Obvious things to look for are ESD requirements, guard-bands, blockages and other place/route rules. However, less than obvious are the recommended settings for physical verification tool rule sets, results from the vendor’s own verification tests (including DRC waivers), and specific layer usage and mapping requirements. This is all highly useful information that helps ensure a trouble-free integration.
Physical Implementation and Verification
It is usual to run, at the minimum, DRC and LVS at the chip level as part of the physical verification checks. DRC ensures that the design is manufacturable based on a runset provided by the foundry, while LVS checks that the layout matches the schematic (or source) data both physically and functionally.
Library QA checks help ensure that the IP blocks are consistent and can be validated independently, but when the IP is integrated into an SoC there are many other factors to consider. Chip-level DRC checks include additional rules that are only enabled in full-chip mode, but might be impacted by IP placement or proximity to other structures. Early chip-level DRC checking is a must, and in the worst case scenario of an IP having to be re-built, the turnaround time could run into several weeks, or even months. This can, and does, happen!

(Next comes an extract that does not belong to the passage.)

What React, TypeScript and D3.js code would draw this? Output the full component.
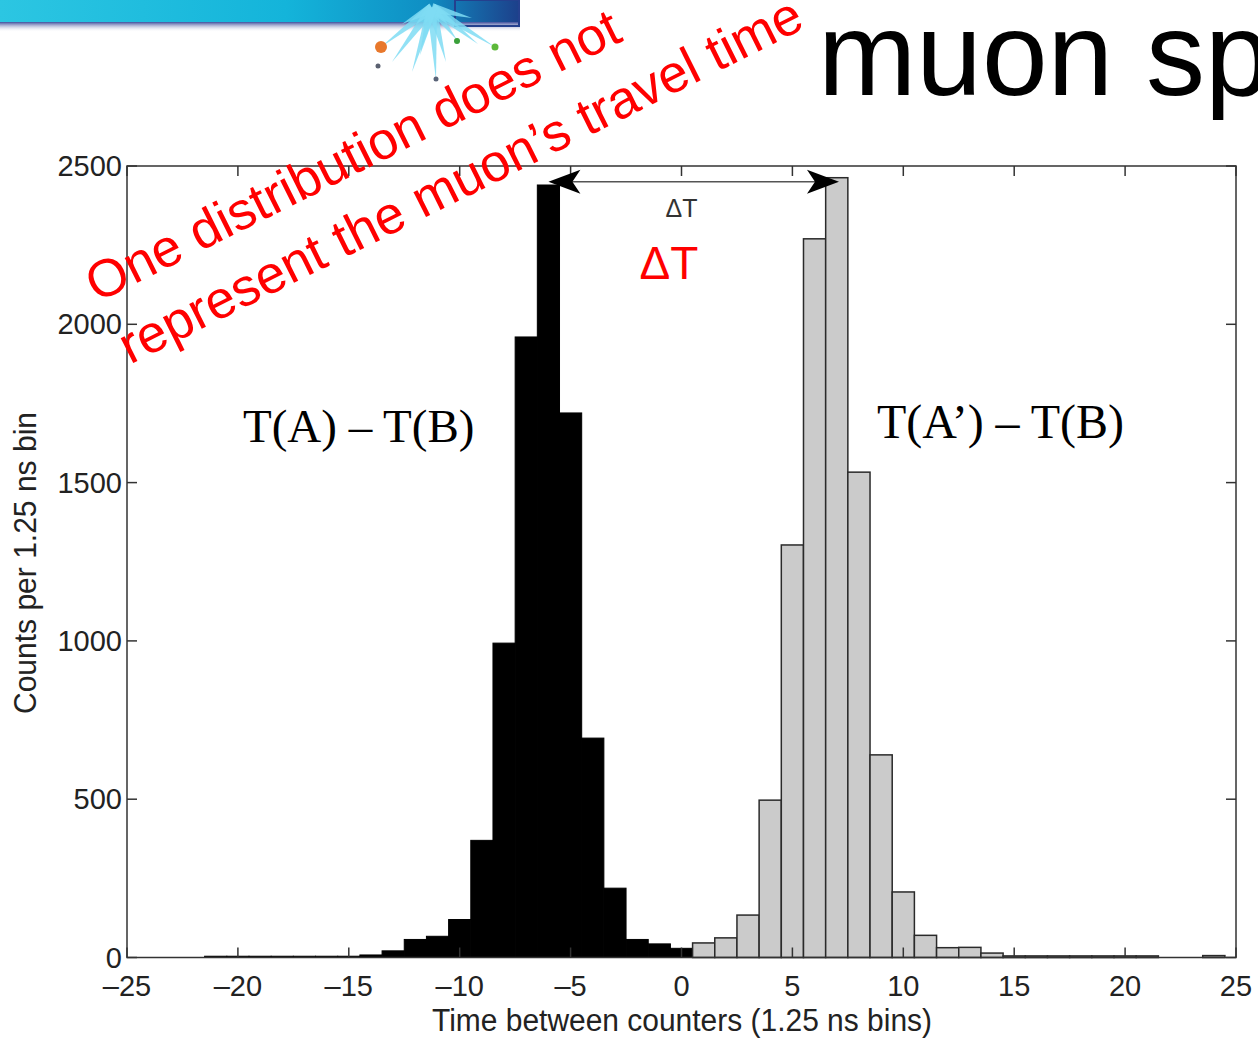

LVS checks are the final part in the verification process and should provide a high degree of confidence in the functional correctness of the physical database. However, LVS checks will not detect a poor implementation and cannot differentiate, for example, between a good ground bonding scheme and an ineffective one. During the library QA stage, the LVS runset is configured to run as optimally as possible, but even so it is highly likely that extraction errors will still be reported.
Tip: Be prepared with the knowledge to discern the real issues from the false, and to provide justification for any waivers.
When using multiple IP blocks from the same vendor, there can be an issue whereby LVS checks wrongly equate layout blocks in one IP with schematic views in another. Usually this happens when the blocks have very similar names, which can happen when the IP shares common, generic, modules with just a few differences between them. These types of issues require some skill to resolve, and are certainly not the kind of problem to be faced under the pressures of a looming tapeout!
Even the best documentation doesn’t give 100% confidence in the IP implementation, especially for functions like interface blocks that require ESD protection, noise immunity and separate power supplies, etc.
Tip: Review the layout with the IP block support team who can call upon a wealth of experience in such matters and ensure that nothing has been overlooked. They are the experts and their help should form an integral part of your support package.
This article has only touched on some important parts of physical integration and signoff. Much of what has been covered reflects good design practice followed by Synopsys Professional Services. If we are responsible for signing off a design, we should be asking ourselves questions like, “How confident do we feel?” “How do these results prove our design really will work?” and “What other checks should we have considered?”
We cannot eliminate human error, yet human input is what differentiates one product from the next. There is always risk in building chips, but with good management and sturdy design practices we can manage the risk and head towards tapeout with confidence.